> **Source data**:
___

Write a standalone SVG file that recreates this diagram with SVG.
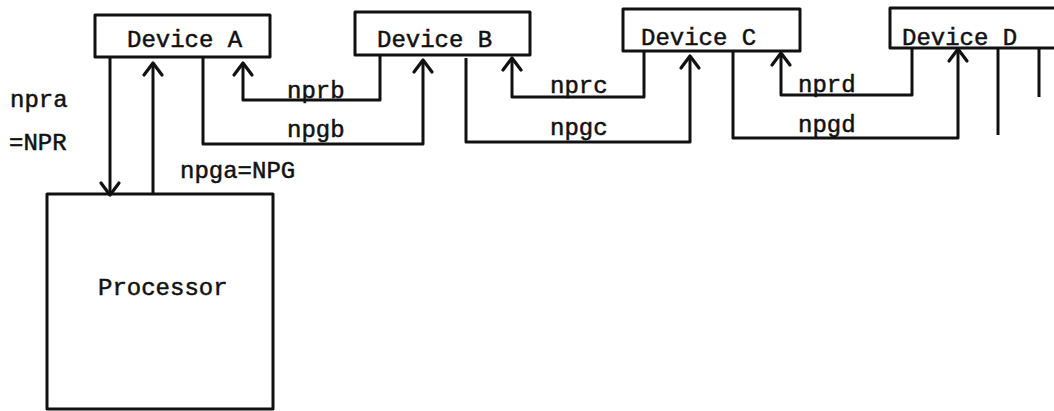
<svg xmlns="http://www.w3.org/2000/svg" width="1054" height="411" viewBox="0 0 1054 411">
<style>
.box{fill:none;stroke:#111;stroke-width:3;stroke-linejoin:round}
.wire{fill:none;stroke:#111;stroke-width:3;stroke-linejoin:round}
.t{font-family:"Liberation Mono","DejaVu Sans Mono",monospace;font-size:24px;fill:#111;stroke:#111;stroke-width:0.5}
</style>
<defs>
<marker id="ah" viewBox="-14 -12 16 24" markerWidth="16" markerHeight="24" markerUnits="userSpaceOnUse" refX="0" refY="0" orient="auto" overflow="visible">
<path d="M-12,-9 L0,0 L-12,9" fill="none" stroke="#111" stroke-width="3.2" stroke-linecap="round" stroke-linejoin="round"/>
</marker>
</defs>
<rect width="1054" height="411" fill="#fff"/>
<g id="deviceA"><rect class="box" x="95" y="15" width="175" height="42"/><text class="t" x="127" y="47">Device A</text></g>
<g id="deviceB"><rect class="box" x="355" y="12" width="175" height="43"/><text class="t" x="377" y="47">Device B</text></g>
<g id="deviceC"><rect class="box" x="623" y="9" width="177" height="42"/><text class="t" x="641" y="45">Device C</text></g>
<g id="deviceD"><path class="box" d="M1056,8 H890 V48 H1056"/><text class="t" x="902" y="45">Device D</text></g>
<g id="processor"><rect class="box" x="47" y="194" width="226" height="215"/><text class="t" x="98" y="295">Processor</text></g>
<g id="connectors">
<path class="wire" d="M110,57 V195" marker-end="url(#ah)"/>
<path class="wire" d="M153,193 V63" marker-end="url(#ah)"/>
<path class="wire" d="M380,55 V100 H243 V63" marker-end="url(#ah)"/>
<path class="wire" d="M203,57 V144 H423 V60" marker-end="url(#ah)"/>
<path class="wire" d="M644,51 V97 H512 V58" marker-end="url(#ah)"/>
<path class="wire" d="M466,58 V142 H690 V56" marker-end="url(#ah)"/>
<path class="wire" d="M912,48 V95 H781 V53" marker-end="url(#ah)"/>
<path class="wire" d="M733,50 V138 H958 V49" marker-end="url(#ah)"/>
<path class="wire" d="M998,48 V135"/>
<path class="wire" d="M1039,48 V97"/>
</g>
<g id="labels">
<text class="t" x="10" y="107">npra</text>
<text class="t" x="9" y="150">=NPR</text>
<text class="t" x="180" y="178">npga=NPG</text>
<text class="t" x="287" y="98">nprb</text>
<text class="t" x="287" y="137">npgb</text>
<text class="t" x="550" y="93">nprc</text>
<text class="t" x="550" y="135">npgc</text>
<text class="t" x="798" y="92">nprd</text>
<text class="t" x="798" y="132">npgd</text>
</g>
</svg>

___

> **Exercise instructions**:
Repeat the full listing above exactly, with no pictures in the copy.

> **Reply to the exercise**:
Write a standalone SVG file that recreates this diagram with SVG.
<svg xmlns="http://www.w3.org/2000/svg" width="1054" height="411" viewBox="0 0 1054 411">
<style>
.box{fill:none;stroke:#111;stroke-width:3;stroke-linejoin:round}
.wire{fill:none;stroke:#111;stroke-width:3;stroke-linejoin:round}
.t{font-family:"Liberation Mono","DejaVu Sans Mono",monospace;font-size:24px;fill:#111;stroke:#111;stroke-width:0.5}
</style>
<defs>
<marker id="ah" viewBox="-14 -12 16 24" markerWidth="16" markerHeight="24" markerUnits="userSpaceOnUse" refX="0" refY="0" orient="auto" overflow="visible">
<path d="M-12,-9 L0,0 L-12,9" fill="none" stroke="#111" stroke-width="3.2" stroke-linecap="round" stroke-linejoin="round"/>
</marker>
</defs>
<rect width="1054" height="411" fill="#fff"/>
<g id="deviceA"><rect class="box" x="95" y="15" width="175" height="42"/><text class="t" x="127" y="47">Device A</text></g>
<g id="deviceB"><rect class="box" x="355" y="12" width="175" height="43"/><text class="t" x="377" y="47">Device B</text></g>
<g id="deviceC"><rect class="box" x="623" y="9" width="177" height="42"/><text class="t" x="641" y="45">Device C</text></g>
<g id="deviceD"><path class="box" d="M1056,8 H890 V48 H1056"/><text class="t" x="902" y="45">Device D</text></g>
<g id="processor"><rect class="box" x="47" y="194" width="226" height="215"/><text class="t" x="98" y="295">Processor</text></g>
<g id="connectors">
<path class="wire" d="M110,57 V195" marker-end="url(#ah)"/>
<path class="wire" d="M153,193 V63" marker-end="url(#ah)"/>
<path class="wire" d="M380,55 V100 H243 V63" marker-end="url(#ah)"/>
<path class="wire" d="M203,57 V144 H423 V60" marker-end="url(#ah)"/>
<path class="wire" d="M644,51 V97 H512 V58" marker-end="url(#ah)"/>
<path class="wire" d="M466,58 V142 H690 V56" marker-end="url(#ah)"/>
<path class="wire" d="M912,48 V95 H781 V53" marker-end="url(#ah)"/>
<path class="wire" d="M733,50 V138 H958 V49" marker-end="url(#ah)"/>
<path class="wire" d="M998,48 V135"/>
<path class="wire" d="M1039,48 V97"/>
</g>
<g id="labels">
<text class="t" x="10" y="107">npra</text>
<text class="t" x="9" y="150">=NPR</text>
<text class="t" x="180" y="178">npga=NPG</text>
<text class="t" x="287" y="98">nprb</text>
<text class="t" x="287" y="137">npgb</text>
<text class="t" x="550" y="93">nprc</text>
<text class="t" x="550" y="135">npgc</text>
<text class="t" x="798" y="92">nprd</text>
<text class="t" x="798" y="132">npgd</text>
</g>
</svg>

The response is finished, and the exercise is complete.